RK: Well, we will be covering the History Channel’s Project Blue Book starting in January, which gives us the aliens angle. Then, our site is very interested in covering horror properties as well as series that have dedicated cult followings. To me, that’s the Critters franchise defined. First, though, let’s look at the Blu-ray releases.
Shout! Factory’s Blu-ray Box Set (November 27, 2018)
The Critters Collection, as released by Shout! Factory, collects Parts 1-4 and marks their first-ever American release on Blu-ray. According to Blu-ray.com, each contains at least an English: DTS-HD Master Audio 2.0 (48kHz, 24-bit) transfer with the first movie actually including a Master Audio of 5.1 as well. The scans on Parts 1 & 2 are 2K from the original film elements. All contain still galleries and original trailers as well as making-of documentaries. Part 1 includes its alternative ending. The documentaries contain heavy appearances from Don Opper (Charlie), Terrence Mann (Ug), producer Barry Opper, writer Brian Muir, and puppeteers, the Chiodo Brothers. For the initiate to Critters trivia and history, it was fascinating to learn the intensity that the Chiodo brothers experienced in designing, animating, and cleaning the Critters themselves. Producer Barry Opper adds that while critics were mostly kind to their first outing, his favorite review was by Joe Bob Briggs:
“Outstanding slime-spewing. One breast. Two dead bodies. Four mutilated bodies. Eight dead critters. One motor vehicle chase, with two crashes. Three tumbleweed chases. Three gallons of blood. Stomach-eating. Pitchfork-chewing. Gross-out mush-face alien transformation into a Mick Jagger lookalike. Explicit cow guts, also known as bovine fu. Garbage-disposal symbolism. Finger rolls. Extra points for gratuitous toy E.T. eaten by a critter. Gratuitous Empty-V song called “Power of the Night.” Gratuitous Methodist church destruction. Shot-gun fu. Toilet fu Tumbleweed fu. Aerosol can and a lighted match fu.” 
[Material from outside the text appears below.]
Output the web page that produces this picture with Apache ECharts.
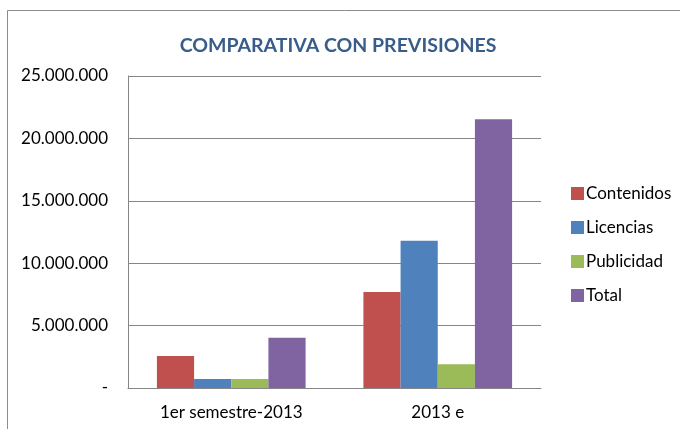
<!DOCTYPE html>
<html>
<head>
<meta charset="utf-8">
<script src="https://cdn.jsdelivr.net/npm/echarts@6/dist/echarts.min.js"></script>
<style>
    html, body { margin: 0; padding: 0; background: #fff; }
    #main { width: 680px; height: 429px; }
</style>
</head>
<body>
<div id="main"></div>
<script>
//数据
var categories = ['1er semestre-2013', '2013 e'];
var seriesNames = ['Contenidos', 'Licencias', 'Publicidad', 'Total'];
var contenidos = [2560000, 7690000];
var licencias = [720000, 11800000];
var publicidad = [720000, 1900000];
var total = [4030000, 21530000];
var colors = ['#C0504D', '#4F81BD', '#9BBB59', '#8064A2'];

var font = 'Lato, "Open Sans", sans-serif';

function fmt(v) {
    if (v === 0) return '-';
    return String(v).replace(/\B(?=(\d{3})+(?!\d))/g, '.');
}

var chart = document.getElementById('main');
var echart = echarts.init(chart);

var values = [contenidos, licencias, publicidad, total];
var series = [];
for (let i = 0; i < seriesNames.length; i++) {
    series.push({
        name: seriesNames[i],
        type: 'bar',
        data: values[i],
        barGap: '0%',
        barCategoryGap: '28%',
        itemStyle: {color: colors[i]}
    });
}

let option = {
    animation: false,
    color: colors,
    title: {
        text: 'COMPARATIVA CON PREVISIONES',
        left: 333,
        top: 31,
        textAlign: 'center',
        textStyle: {
            color: '#385D8A',
            fontSize: 19.5,
            fontWeight: 'bold',
            fontFamily: font
        }
    },
    graphic: [
        {
            type: 'rect',
            shape: {x: 7.5, y: 10.5, width: 700, height: 450},
            style: {fill: 'none', stroke: '#8c8c8c', lineWidth: 1},
            silent: true
        }
    ],
    legend: {
        orient: 'vertical',
        left: 571,
        top: 185,
        padding: 0,
        itemWidth: 13,
        itemHeight: 13,
        itemGap: 17,
        icon: 'rect',
        textStyle: {fontSize: 17, lineHeight: 17, color: '#000', fontFamily: font, padding: [0, 0, 0, -3]},
        data: seriesNames
    },
    grid: {
        left: 128,
        right: 139,
        top: 76,
        bottom: 41,
        containLabel: false
    },
    xAxis: [
        {
            type: 'category',
            data: categories,
            axisLine: {lineStyle: {color: '#868686', width: 1}},
            axisTick: {show: false},
            axisLabel: {fontSize: 17, color: '#000', fontFamily: font, margin: 16}
        }
    ],
    yAxis: [
        {
            type: 'value',
            min: 0,
            max: 25000000,
            interval: 5000000,
            axisLine: {show: true, lineStyle: {color: '#868686', width: 1}},
            axisTick: {show: false},
            splitLine: {lineStyle: {color: '#868686', width: 1}},
            axisLabel: {
                fontSize: 17,
                color: '#000',
                fontFamily: font,
                margin: 20,
                formatter: fmt
            }
        }
    ],
    series: series
};
echart.setOption(option);
</script>
</body>
</html>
It was also a treat to finally hear some of the background on Parts 3 and 4, which were only memories to me. That they were shot simultaneously finally brought it all together for me. I could begin to understand Charlie’s roles in each. What this collection accomplishes for fans is to make the Critters franchise accessible again. The documentaries for each do a lot to show the labor of love that each film was for its creators, actors, and crew. With the release of this collection, the films are now also available for streaming and will hopefully find their way onto new audiences’ screens, building excitement for new films beyond Critters: A New Binge. Once beloved cult films and popular culture tokens from our childhoods—once thought best left in the ’80s and early ’90s—are now seeing fertile environments for revitalization. A large thanks needs to go out beyond streaming services to physical item producers like Shout! and Scream Factories as well as Severin Films for restoring the legacy of these properties, which had lost audience accessibility. We at 25YL hope that at the very least we can come to properties you love with renewed attention and serious reappraisal. As Joe Bob would say, we echo “check it out.”
 Hynek, J. Allen, The UFO Experience: A Scientific Inquiry (New York: Ballentine Books, 1974), 24-25.
 Briggs, Joe Bob. Joe Bob Goes Back to the Drive-in. (New York: Delacorte Press, 1990), 141-142.